The sell side consists of those firms and individuals that assist the investing public in making investment decisions. This group creates and markets securities products to the buy side. The main groups involved in the sell side are investment bankers, stockbrokers and analysts. Analysts provide the research for buying decisions, and stockbrokers use this information to inform their clients about which securities to purchase. Investment bankers advise issuers regarding the structuring and marketing of securities products.
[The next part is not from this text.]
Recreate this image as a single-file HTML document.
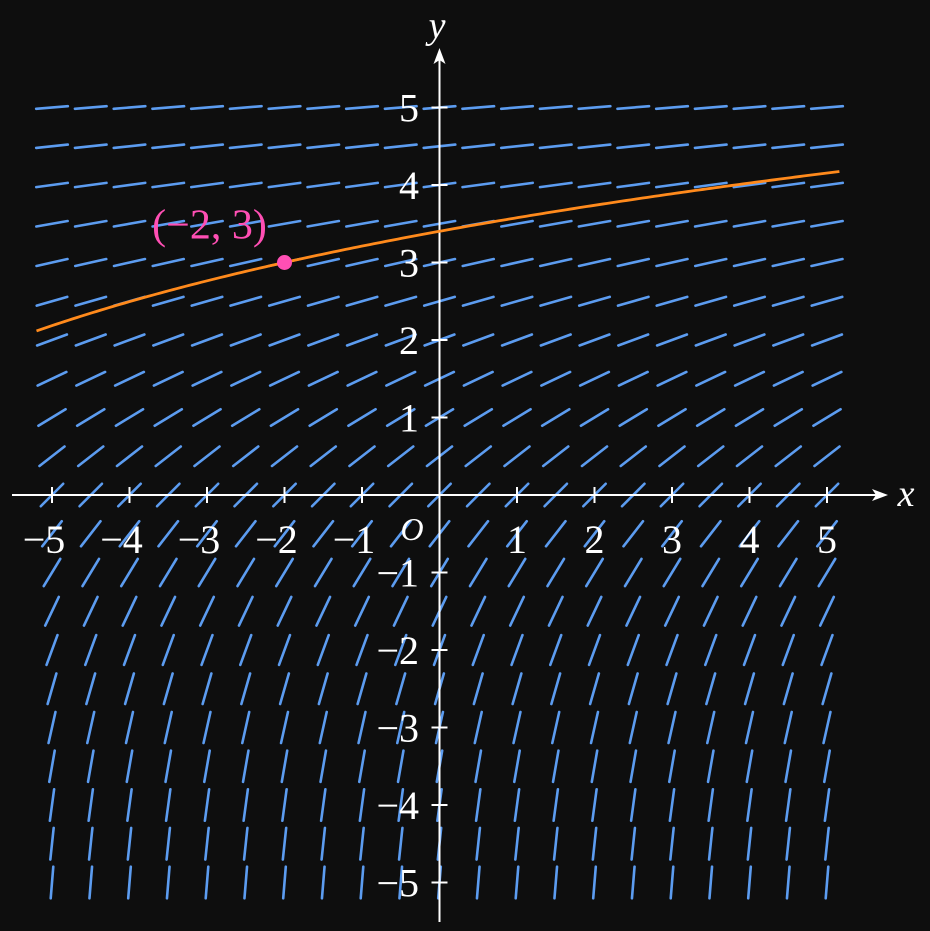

An analyst investigates a public company, and creates an analysis of where he thinks the company’s stock price will go. The analyst then presents any “buy” recommendations to the assembled sales staff before the markets open each morning, which is known as the morning call. The sales staff will be looking for a sales pitch to use for each stock, so the analyst may provide key points about the company that will be memorable for clients. If the clients buy the company’s stock, then the brokerage earns a commission, which in turn secures the employment of the analyst. Conversely, if an analyst only has a “hold” recommendation on a stock, it is not recommended to the sales staff, which therefore generates no commissions. Thus, analysts working for brokerages are always looking for stocks for which they can reasonably issue a “buy” recommendation.
A junior stockbroker is usually required by a brokerage to only pitch a certain set of stocks to their clients. As they rise in seniority, they may be allowed to make additional recommendations of their own to their clients. However, most of the time they are selling to their clients whatever the brokerage's team of analysts have decided are the best stocks. They also give advice to their clients about whether to retain or sell any securities currently held. Whenever a client wants to execute a trade, the stockbroker processes the order and charges a commission or fee for this service.